> [Exercise instructions]: Using the records below, copy exactly the part that opens with the line holding "Write a Python" and closes with the line holding "from matplotlib.lines import Line2D", minus the pictures.

> [Material shown]:

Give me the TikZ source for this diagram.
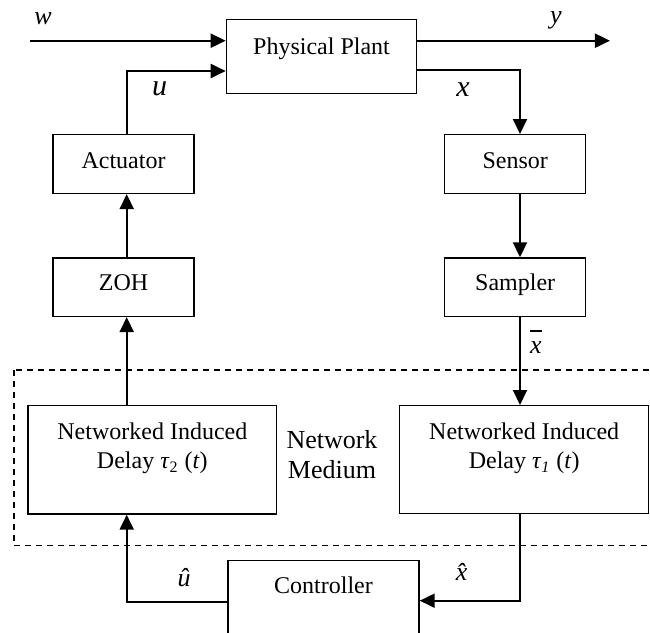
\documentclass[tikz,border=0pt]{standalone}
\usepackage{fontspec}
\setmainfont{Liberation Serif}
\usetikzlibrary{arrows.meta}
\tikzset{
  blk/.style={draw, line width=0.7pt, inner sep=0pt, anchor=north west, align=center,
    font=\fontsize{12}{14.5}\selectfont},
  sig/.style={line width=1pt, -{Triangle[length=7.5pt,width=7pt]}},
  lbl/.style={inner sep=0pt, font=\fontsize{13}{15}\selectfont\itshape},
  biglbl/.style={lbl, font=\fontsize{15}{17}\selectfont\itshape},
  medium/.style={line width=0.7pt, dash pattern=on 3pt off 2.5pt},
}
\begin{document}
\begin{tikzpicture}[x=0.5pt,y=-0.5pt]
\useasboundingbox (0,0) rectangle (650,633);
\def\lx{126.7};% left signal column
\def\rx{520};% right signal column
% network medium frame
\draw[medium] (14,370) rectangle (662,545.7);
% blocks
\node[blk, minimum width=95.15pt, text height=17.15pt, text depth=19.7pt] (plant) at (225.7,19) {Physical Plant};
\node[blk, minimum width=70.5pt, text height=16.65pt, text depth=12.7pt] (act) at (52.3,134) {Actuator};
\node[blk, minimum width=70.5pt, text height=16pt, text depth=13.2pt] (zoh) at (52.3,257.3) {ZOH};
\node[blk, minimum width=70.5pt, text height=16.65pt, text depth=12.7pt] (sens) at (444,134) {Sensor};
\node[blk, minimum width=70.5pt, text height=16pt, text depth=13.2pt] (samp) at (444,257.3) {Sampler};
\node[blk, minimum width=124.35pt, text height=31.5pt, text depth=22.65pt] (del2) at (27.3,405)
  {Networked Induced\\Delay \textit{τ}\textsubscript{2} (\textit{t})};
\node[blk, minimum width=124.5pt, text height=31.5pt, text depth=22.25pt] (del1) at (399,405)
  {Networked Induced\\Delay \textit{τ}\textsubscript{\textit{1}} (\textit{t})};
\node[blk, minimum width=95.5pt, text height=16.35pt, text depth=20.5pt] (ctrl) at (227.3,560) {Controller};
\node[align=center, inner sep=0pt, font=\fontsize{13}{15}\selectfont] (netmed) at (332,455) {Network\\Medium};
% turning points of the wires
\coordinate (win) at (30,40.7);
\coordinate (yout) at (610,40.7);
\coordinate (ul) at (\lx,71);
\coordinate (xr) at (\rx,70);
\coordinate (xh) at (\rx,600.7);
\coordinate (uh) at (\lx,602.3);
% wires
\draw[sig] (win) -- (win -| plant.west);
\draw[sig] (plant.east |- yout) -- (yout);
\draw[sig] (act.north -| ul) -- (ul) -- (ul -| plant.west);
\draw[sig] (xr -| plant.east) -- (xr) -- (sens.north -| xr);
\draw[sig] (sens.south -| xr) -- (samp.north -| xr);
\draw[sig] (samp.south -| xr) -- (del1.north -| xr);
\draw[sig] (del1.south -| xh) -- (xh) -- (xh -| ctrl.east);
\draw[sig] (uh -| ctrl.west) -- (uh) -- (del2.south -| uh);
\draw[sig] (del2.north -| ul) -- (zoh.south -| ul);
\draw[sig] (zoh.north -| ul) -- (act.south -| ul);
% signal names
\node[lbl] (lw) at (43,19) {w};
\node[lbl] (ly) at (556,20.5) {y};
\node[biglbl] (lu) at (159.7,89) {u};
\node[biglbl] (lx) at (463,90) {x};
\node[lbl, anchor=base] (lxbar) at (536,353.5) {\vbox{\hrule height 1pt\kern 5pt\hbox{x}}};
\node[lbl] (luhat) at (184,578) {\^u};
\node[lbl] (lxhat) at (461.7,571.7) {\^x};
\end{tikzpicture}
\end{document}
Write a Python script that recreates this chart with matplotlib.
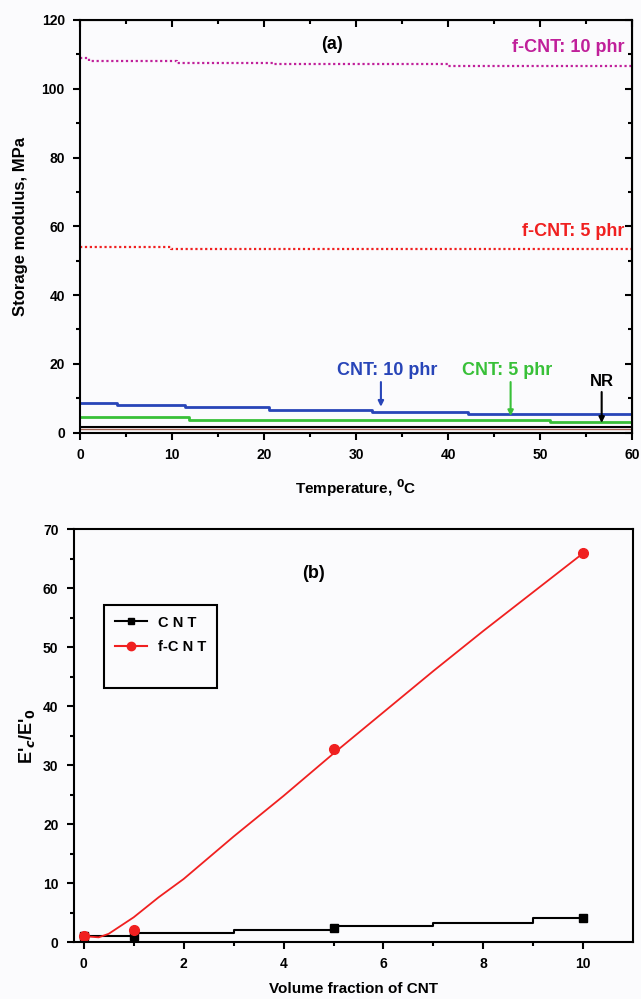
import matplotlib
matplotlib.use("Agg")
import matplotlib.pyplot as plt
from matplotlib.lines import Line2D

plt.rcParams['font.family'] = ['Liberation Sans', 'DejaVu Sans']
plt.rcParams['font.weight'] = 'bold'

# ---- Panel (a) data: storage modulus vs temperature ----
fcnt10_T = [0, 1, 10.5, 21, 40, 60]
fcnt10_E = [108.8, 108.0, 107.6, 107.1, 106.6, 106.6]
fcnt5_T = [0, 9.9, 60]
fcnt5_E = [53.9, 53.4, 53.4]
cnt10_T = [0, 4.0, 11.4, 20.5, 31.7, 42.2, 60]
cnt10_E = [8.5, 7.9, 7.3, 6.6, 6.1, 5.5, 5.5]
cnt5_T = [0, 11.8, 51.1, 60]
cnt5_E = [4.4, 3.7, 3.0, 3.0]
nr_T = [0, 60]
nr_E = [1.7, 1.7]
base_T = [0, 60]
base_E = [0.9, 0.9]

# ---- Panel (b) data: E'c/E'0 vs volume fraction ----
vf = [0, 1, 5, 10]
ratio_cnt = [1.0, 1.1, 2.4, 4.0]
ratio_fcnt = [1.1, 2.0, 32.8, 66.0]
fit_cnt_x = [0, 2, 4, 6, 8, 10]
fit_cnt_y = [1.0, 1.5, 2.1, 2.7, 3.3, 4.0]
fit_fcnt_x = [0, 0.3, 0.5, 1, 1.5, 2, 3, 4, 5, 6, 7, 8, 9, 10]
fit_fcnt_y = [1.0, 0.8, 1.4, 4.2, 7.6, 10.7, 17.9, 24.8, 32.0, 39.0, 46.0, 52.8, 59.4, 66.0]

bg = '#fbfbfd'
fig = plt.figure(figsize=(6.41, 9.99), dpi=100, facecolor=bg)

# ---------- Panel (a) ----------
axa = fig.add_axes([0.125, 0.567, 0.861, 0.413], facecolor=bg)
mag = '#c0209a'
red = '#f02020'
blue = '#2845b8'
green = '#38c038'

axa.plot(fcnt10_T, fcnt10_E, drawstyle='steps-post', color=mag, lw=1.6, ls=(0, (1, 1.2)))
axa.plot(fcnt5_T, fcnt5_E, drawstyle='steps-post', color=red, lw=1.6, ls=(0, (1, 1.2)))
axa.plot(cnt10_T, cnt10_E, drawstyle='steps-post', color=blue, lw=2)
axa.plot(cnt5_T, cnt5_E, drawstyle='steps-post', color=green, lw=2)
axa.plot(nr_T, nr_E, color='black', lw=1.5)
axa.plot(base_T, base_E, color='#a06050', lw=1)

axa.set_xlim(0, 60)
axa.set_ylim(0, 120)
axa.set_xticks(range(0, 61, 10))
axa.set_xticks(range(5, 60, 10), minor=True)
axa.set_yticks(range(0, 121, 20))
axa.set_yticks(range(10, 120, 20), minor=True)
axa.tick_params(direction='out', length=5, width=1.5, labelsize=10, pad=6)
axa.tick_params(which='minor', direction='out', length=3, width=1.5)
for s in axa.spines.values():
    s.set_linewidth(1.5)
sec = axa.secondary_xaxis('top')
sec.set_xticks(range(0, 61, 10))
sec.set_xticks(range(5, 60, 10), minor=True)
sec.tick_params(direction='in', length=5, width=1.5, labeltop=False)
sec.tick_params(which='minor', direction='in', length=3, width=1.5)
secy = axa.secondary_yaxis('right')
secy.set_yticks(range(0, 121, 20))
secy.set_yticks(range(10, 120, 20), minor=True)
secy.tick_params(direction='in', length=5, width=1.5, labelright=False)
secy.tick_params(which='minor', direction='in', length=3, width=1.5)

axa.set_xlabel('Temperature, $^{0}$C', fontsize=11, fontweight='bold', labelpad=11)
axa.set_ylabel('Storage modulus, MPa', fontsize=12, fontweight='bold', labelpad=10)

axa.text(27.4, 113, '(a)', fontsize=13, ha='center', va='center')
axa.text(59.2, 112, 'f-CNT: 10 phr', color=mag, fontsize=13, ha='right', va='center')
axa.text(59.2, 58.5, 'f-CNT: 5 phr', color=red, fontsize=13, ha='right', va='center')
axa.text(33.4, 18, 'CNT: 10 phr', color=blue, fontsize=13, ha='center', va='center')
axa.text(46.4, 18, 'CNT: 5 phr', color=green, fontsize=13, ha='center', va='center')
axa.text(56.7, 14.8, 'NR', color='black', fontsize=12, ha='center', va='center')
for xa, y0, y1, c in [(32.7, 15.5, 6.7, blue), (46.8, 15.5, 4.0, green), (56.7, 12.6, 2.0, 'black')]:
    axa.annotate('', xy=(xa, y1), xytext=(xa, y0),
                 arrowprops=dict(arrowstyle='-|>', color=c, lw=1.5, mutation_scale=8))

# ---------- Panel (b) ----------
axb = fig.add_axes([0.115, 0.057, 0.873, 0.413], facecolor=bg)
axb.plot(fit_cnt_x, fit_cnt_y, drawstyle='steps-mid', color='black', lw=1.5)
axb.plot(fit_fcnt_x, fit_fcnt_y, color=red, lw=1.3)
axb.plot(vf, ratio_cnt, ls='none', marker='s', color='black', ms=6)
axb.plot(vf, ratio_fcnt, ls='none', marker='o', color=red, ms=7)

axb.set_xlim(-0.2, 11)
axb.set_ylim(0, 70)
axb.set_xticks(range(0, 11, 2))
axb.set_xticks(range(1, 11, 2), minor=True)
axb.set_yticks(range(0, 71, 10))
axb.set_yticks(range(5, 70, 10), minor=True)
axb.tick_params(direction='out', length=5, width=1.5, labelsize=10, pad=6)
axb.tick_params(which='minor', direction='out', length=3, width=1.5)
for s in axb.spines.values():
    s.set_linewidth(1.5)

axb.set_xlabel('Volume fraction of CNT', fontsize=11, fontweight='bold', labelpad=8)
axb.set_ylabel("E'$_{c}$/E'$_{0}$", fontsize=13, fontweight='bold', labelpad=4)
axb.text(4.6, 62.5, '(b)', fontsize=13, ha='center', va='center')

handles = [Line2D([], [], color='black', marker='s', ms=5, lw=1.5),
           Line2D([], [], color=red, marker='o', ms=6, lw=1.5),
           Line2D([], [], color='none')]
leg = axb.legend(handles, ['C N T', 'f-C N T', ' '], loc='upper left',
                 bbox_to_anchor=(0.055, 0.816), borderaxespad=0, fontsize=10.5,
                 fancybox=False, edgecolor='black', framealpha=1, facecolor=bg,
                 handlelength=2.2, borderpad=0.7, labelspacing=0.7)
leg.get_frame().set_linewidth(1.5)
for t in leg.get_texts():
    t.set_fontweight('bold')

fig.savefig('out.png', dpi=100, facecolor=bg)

> [Task solution]:
Write a Python script that recreates this chart with matplotlib.
import matplotlib
matplotlib.use("Agg")
import matplotlib.pyplot as plt
from matplotlib.lines import Line2D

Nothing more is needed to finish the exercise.